Written task
Please print exactly the lines below, from the start of the material up to and including the line with "Chart.defaults.color = '#000';", but none of the pictures.

Raw data
■ ■ ■ ■
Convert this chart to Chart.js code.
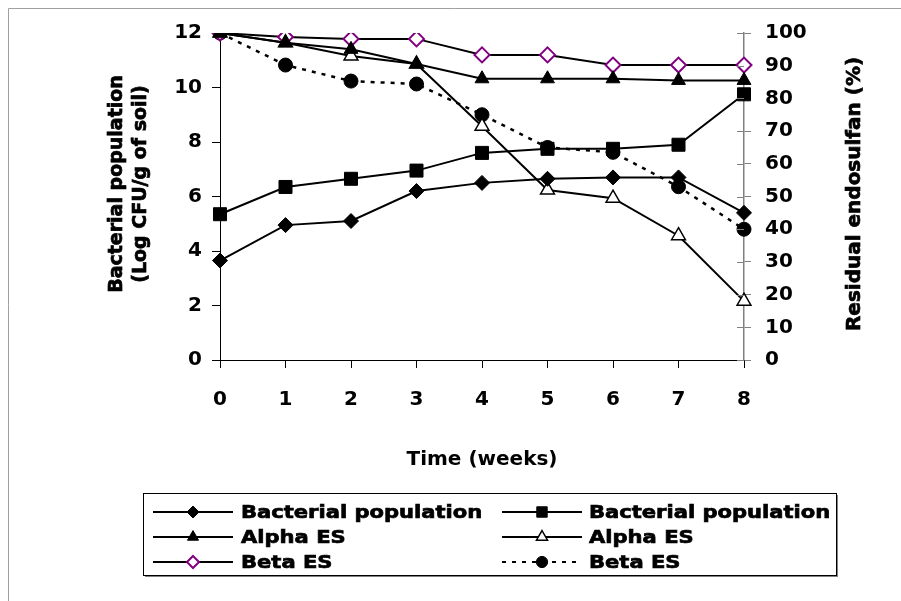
<!DOCTYPE html>
<html>
<head>
<meta charset="utf-8">
<script src="https://cdn.jsdelivr.net/npm/chart.js@4.4.1/dist/chart.umd.min.js"></script>
<style>
  html, body { margin: 0; padding: 0; background: #fff; }
  #wrap { width: 901px; height: 601px; }
</style>
</head>
<body>
<div id="wrap"><canvas id="endosulfanChart" width="901" height="601"></canvas></div>
<script>
// values
var weeks = ['0', '1', '2', '3', '4', '5', '6', '7', '8'];
var bacteriaDiamond = [3.65, 4.95, 5.1, 6.2, 6.5, 6.65, 6.7, 6.7, 5.4];      // log CFU/g
var bacteriaSquare = [5.35, 6.35, 6.65, 6.95, 7.6, 7.75, 7.75, 7.9, 9.75];   // log CFU/g
var alphaFilled = [100, 97, 95, 90.5, 86, 86, 86, 85.5, 85.5];               // %
var alphaOpen = [100, 97, 93, 90.5, 71.5, 52, 49.5, 38, 18];                 // %
var betaPurple = [100, 98.8, 98.2, 98.2, 93.3, 93.3, 90.2, 90.2, 90.2];      // %
var betaDotted = [100, 90.2, 85.3, 84.4, 75, 65, 63.5, 53, 40];              // %
var leftTicks = [0, 2, 4, 6, 8, 10, 12];
var rightTicks = [0, 10, 20, 30, 40, 50, 60, 70, 80, 90, 100];

var FONT = 'DejaVu Sans';
Chart.defaults.font.family = FONT;
Chart.defaults.font.weight = 'bold';
Chart.defaults.font.size = 20;
Chart.defaults.color = '#000';

function drawMarker(ctx, style, x, y, r, fill, stroke, lw) {
    ctx.save();
    ctx.fillStyle = fill;
    ctx.strokeStyle = stroke;
    ctx.lineWidth = lw;
    ctx.setLineDash([]);
    ctx.beginPath();
    if (style === 'rectRot') {
        ctx.moveTo(x, y - r); ctx.lineTo(x + r, y); ctx.lineTo(x, y + r); ctx.lineTo(x - r, y);
    } else if (style === 'rect') {
        var s = r * Math.SQRT1_2;
        ctx.rect(x - s, y - s, 2 * s, 2 * s);
    } else if (style === 'triangle') {
        ctx.moveTo(x, y - r); ctx.lineTo(x + r * 0.866, y + r / 2); ctx.lineTo(x - r * 0.866, y + r / 2);
    } else {
        ctx.arc(x, y, r, 0, Math.PI * 2);
    }
    ctx.closePath();
    ctx.fill();
    ctx.stroke();
    ctx.restore();
}

// heavy text: fill plus a thin outline of the same colour
function heavyText(ctx, text, x, y) {
    ctx.lineWidth = 0.7;
    ctx.strokeStyle = '#000';
    ctx.fillText(text, x, y);
    ctx.strokeText(text, x, y);
}

// grey outer frame (only top and left edges are inside the picture)
var framePlugin = {
    id: 'frame',
    beforeDraw: function(chart) {
        var ctx = chart.ctx;
        ctx.save();
        ctx.fillStyle = '#fff';
        ctx.fillRect(0, 0, chart.width, chart.height);
        ctx.strokeStyle = '#a0a0a0';
        ctx.lineWidth = 1;
        ctx.beginPath();
        ctx.moveTo(8.5, chart.height); ctx.lineTo(8.5, 8.5); ctx.lineTo(chart.width, 8.5);
        ctx.stroke();
        ctx.restore();
    }
};

// axis titles, right-axis inner ticks and the legend
var extrasPlugin = {
    id: 'extras',
    afterDraw: function(chart) {
        var ctx = chart.ctx;
        var area = chart.chartArea;
        var y2 = chart.scales.y2;

        // right axis ticks cross the axis line
        ctx.save();
        ctx.strokeStyle = '#808080';
        ctx.lineWidth = 1;
        for (var i = 0; i < rightTicks.length; i++) {
            var ty = Math.round(y2.getPixelForValue(rightTicks[i])) + 0.5;
            ctx.beginPath();
            ctx.moveTo(area.right - 7, ty);
            ctx.lineTo(area.right, ty);
            ctx.stroke();
        }
        ctx.restore();

        // left title, two lines
        ctx.save();
        ctx.fillStyle = '#000';
        ctx.font = 'bold 19px ' + FONT;
        ctx.textAlign = 'center';
        ctx.textBaseline = 'middle';
        ctx.translate(117, 184);
        ctx.rotate(-Math.PI / 2);
        heavyText(ctx, 'Bacterial population', 0, 0);
        heavyText(ctx, '(Log CFU/g of soil)', 0, 24);
        ctx.restore();

        // right title, reads bottom to top
        ctx.save();
        ctx.fillStyle = '#000';
        ctx.font = 'bold 20px ' + FONT;
        ctx.textAlign = 'center';
        ctx.textBaseline = 'middle';
        ctx.translate(855, 194);
        ctx.rotate(-Math.PI / 2);
        heavyText(ctx, 'Residual endosulfan (%)', 0, 0);
        ctx.restore();

        // legend box
        var bx = 143, by = 493, bw = 693, bh = 82;
        ctx.save();
        ctx.fillStyle = '#808080';
        ctx.fillRect(bx + 2, by + 2, bw, bh);
        ctx.fillStyle = '#fff';
        ctx.fillRect(bx, by, bw, bh);
        ctx.strokeStyle = '#000';
        ctx.lineWidth = 1;
        ctx.strokeRect(bx + 0.5, by + 0.5, bw, bh);
        ctx.restore();

        var cols = [{ x0: 153, x1: 233, mx: 193, tx: 241 }, { x0: 502, x1: 582, mx: 542, tx: 589 }];
        var rows = [512, 537, 562];
        chart.data.datasets.forEach(function(ds, k) {
            var c = cols[k % 2];
            var ry = rows[Math.floor(k / 2)];
            ctx.save();
            ctx.strokeStyle = ds.borderColor;
            ctx.lineWidth = 2;
            ctx.setLineDash(ds.borderDash || []);
            ctx.beginPath();
            ctx.moveTo(c.x0, ry);
            ctx.lineTo(c.x1, ry);
            ctx.stroke();
            ctx.restore();
            drawMarker(ctx, ds.pointStyle, c.mx, ry, ds.pointRadius * 0.8,
                ds.pointBackgroundColor, ds.pointBorderColor, ds.pointBorderWidth);
            ctx.save();
            ctx.fillStyle = '#000';
            ctx.font = 'bold 18px ' + FONT;
            ctx.textBaseline = 'middle';
            ctx.translate(c.tx, ry + 1);
            ctx.scale(1.17, 1);
            heavyText(ctx, ds.label, 0, 0);
            ctx.restore();
        });
    }
};

var ctx = document.getElementById('endosulfanChart').getContext('2d');
var chart = new Chart(ctx, {
    type: 'line',
    data: {
        labels: weeks,
        datasets: [{
            label: 'Bacterial population',
            data: bacteriaDiamond,
            yAxisID: 'y',
            borderColor: '#000',
            borderWidth: 2,
            pointStyle: 'rectRot',
            pointRadius: 7.5,
            pointBackgroundColor: '#000',
            pointBorderColor: '#000',
            pointBorderWidth: 1
        }, {
            label: 'Bacterial population',
            data: bacteriaSquare,
            yAxisID: 'y',
            borderColor: '#000',
            borderWidth: 2,
            pointStyle: 'rect',
            pointRadius: 9.2,
            pointBackgroundColor: '#000',
            pointBorderColor: '#000',
            pointBorderWidth: 1
        }, {
            label: 'Alpha ES',
            data: alphaFilled,
            yAxisID: 'y2',
            borderColor: '#000',
            borderWidth: 2,
            pointStyle: 'triangle',
            pointRadius: 8,
            pointBackgroundColor: '#000',
            pointBorderColor: '#000',
            pointBorderWidth: 1
        }, {
            label: 'Alpha ES',
            data: alphaOpen,
            yAxisID: 'y2',
            borderColor: '#000',
            borderWidth: 2,
            pointStyle: 'triangle',
            pointRadius: 8,
            pointBackgroundColor: '#fff',
            pointBorderColor: '#000',
            pointBorderWidth: 1.5
        }, {
            label: 'Beta ES',
            data: betaPurple,
            yAxisID: 'y2',
            borderColor: '#000',
            borderWidth: 2,
            pointStyle: 'rectRot',
            pointRadius: 7.5,
            pointBackgroundColor: '#fff',
            pointBorderColor: '#800080',
            pointBorderWidth: 2
        }, {
            label: 'Beta ES',
            data: betaDotted,
            yAxisID: 'y2',
            borderColor: '#000',
            borderWidth: 2.5,
            borderDash: [4, 6],
            pointStyle: 'circle',
            pointRadius: 7,
            pointBackgroundColor: '#000',
            pointBorderColor: '#000',
            pointBorderWidth: 1
        }]
    },
    options: {
        responsive: false,
        animation: false,
        layout: { padding: { top: 33, left: 0, right: 0, bottom: 129 } },
        plugins: {
            legend: { display: false },
            tooltip: { enabled: false }
        },
        elements: { line: { tension: 0 } },
        scales: {
            x: {
                type: 'category',
                offset: false,
                grid: { drawOnChartArea: false, color: '#000', tickLength: 8 },
                border: { color: '#000', width: 1 },
                ticks: { padding: 20, maxRotation: 0, autoSkip: false },
                title: { display: true, text: 'Time (weeks)', font: { size: 20, weight: 'bold' }, padding: { top: 0, bottom: 0 } },
                afterFit: function(s) { s.height = 112; }
            },
            y: {
                position: 'left',
                min: leftTicks[0],
                max: leftTicks[leftTicks.length - 1],
                ticks: { stepSize: leftTicks[1] - leftTicks[0], padding: 10 },
                grid: { drawOnChartArea: false, color: '#000', tickLength: 8 },
                border: { color: '#000', width: 1 },
                afterFit: function(s) { s.width = 220; }
            },
            y2: {
                position: 'right',
                min: rightTicks[0],
                max: rightTicks[rightTicks.length - 1],
                ticks: { stepSize: rightTicks[1] - rightTicks[0], padding: 14 },
                grid: { drawOnChartArea: false, color: '#808080', tickLength: 7 },
                border: { color: '#808080', width: 1.5 },
                afterFit: function(s) { s.width = 157; }
            }
        }
    },
    plugins: [framePlugin, extrasPlugin]
});
</script>
</body>
</html>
■ ■ ■ ■
Task response
Convert this chart to Chart.js code.
<!DOCTYPE html>
<html>
<head>
<meta charset="utf-8">
<script src="https://cdn.jsdelivr.net/npm/chart.js@4.4.1/dist/chart.umd.min.js"></script>
<style>
  html, body { margin: 0; padding: 0; background: #fff; }
  #wrap { width: 901px; height: 601px; }
</style>
</head>
<body>
<div id="wrap"><canvas id="endosulfanChart" width="901" height="601"></canvas></div>
<script>
// values
var weeks = ['0', '1', '2', '3', '4', '5', '6', '7', '8'];
var bacteriaDiamond = [3.65, 4.95, 5.1, 6.2, 6.5, 6.65, 6.7, 6.7, 5.4];      // log CFU/g
var bacteriaSquare = [5.35, 6.35, 6.65, 6.95, 7.6, 7.75, 7.75, 7.9, 9.75];   // log CFU/g
var alphaFilled = [100, 97, 95, 90.5, 86, 86, 86, 85.5, 85.5];               // %
var alphaOpen = [100, 97, 93, 90.5, 71.5, 52, 49.5, 38, 18];                 // %
var betaPurple = [100, 98.8, 98.2, 98.2, 93.3, 93.3, 90.2, 90.2, 90.2];      // %
var betaDotted = [100, 90.2, 85.3, 84.4, 75, 65, 63.5, 53, 40];              // %
var leftTicks = [0, 2, 4, 6, 8, 10, 12];
var rightTicks = [0, 10, 20, 30, 40, 50, 60, 70, 80, 90, 100];

var FONT = 'DejaVu Sans';
Chart.defaults.font.family = FONT;
Chart.defaults.font.weight = 'bold';
Chart.defaults.font.size = 20;
Chart.defaults.color = '#000';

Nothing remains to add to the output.